Oh man! They work on my laptop! Are you using Google Chrome? There's pics on my site. If anyone has suggestions on fixing this pic from I have do suggest.

Those that do see my pics, look forward to your thoughts.


----------



## Daemon Prince Paintbox (Feb 21, 2011)

View attachment 15061


View attachment 15062


View attachment 15063


View attachment 15064
Is this any better, can people see this images? If not I have no idea what I'm doing wrong.


----------



## stevey293 (Aug 16, 2011)

I've just bought this model myself and my god it looks better painted. Im really undecided on what colour to go with i was thinking purples and blues but yours looks good red.


----------



## Daemon Prince Paintbox (Feb 21, 2011)

Stevey293 I'm glad someone can see my pics. Look forward to seeing your purple version. Thanks for the comment.


----------



## Disciple_of_Ezekiel (May 23, 2010)

Wow, she looks BEAUTIFUL! Pics are small and I onle see two (Head and base), but the red looks great! Looking forward to more pictures!


----------



## Midge913 (Oct 21, 2010)

Looks great DPP! Would love to see some larger photos!


----------



## stevey293 (Aug 16, 2011)

I seen them on his website much bigger pictures there.


----------



## Daemon Prince Paintbox (Feb 21, 2011)

I'm going to practice taking better photo's and so hopefully when I show you my next updates better pics will be out. If anyone knows how to put larger photos on here give me a shout. 

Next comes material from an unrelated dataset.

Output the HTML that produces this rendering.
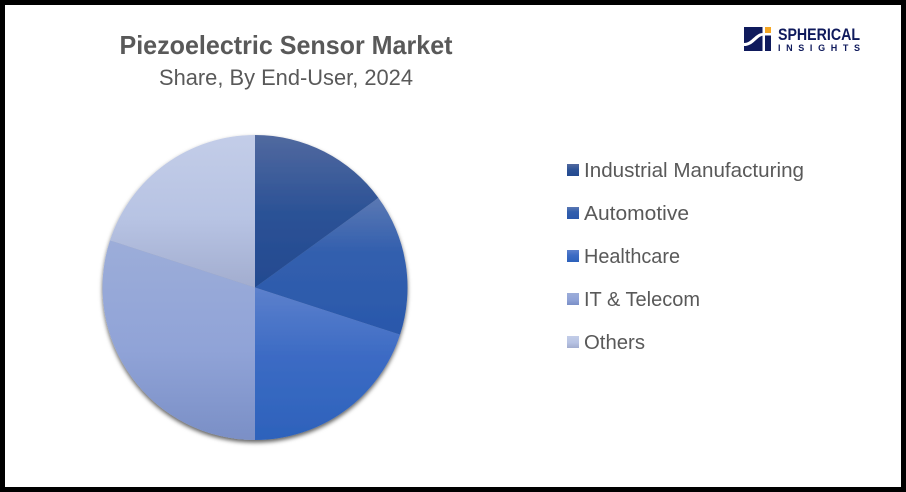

Keep the kind comments coming. Any suggestions for the egg or anything. For the wing membranes I was considering an earthy orangy colour.


----------



## stevey293 (Aug 16, 2011)

How about using salts and an airbrush on the egg? Grey and brown? 

I use photobucket to put pictures on forums just upload then copy and paste the


----------



## Daemon Prince Paintbox (Feb 21, 2011)

Stevey, do you mean glue salt on the egg so as to texture it? Sadly I've yet to invest in an airbrush. I asked about them on a prior thread about them but have yet to take the leap.


----------



## stevey293 (Aug 16, 2011)

Ah thought you had one your base is really smooth.

The idea with salt is usually used for rust but what you do is paint on a shade that you want to appear under the base colour put a little water on using a brush sprinkle some fine salt on air brush on the base colour then use a toothpick to pick off the salt leaving the first colour you sprayed on. Theres plenty out there with pictures on how to do it and the final effects.


----------



## Daemon Prince Paintbox (Feb 21, 2011)

Excellent idea, thanks Stevey....may now need to look at taking the leap. Do you use them? If so what do you use?


----------



## stevey293 (Aug 16, 2011)

Ive had one for just 4 days and i'll be honest im never touching a spray can again it keeps so much detail.

I'd recomend a double action top fed airbrush. I also got a variable pressure compressor at the same time. 

The double action means you control the amount of paint that it sprays. 
Top fed helps to give a smoother flow as does using a compressor over a air can. Id practice on a old model or card as thinning the paints is a bit tricky to get right.


----------



## kickboxerdog (Jun 2, 2011)

loving the look of your carmine dragon, ive decided to repaint mine either into a fire dragon( like yours ) or into a forest dragon.

what process did you use to get the red/orange colour of ya dragon


----------



## Daemon Prince Paintbox (Feb 21, 2011)

Hey kickboxerdog. Thanks for the kind comments. The stages I go through are: Scab Red, Leviathan Purple Wash, Red Gore, Mechrite Red, a little Blood Red, Vermin Brown, Mecharius Solar Orange, and the faintest touch of Tausept Ochre. You could blend the colours up should you wish. You could add some Baal Red Wash into the mix too.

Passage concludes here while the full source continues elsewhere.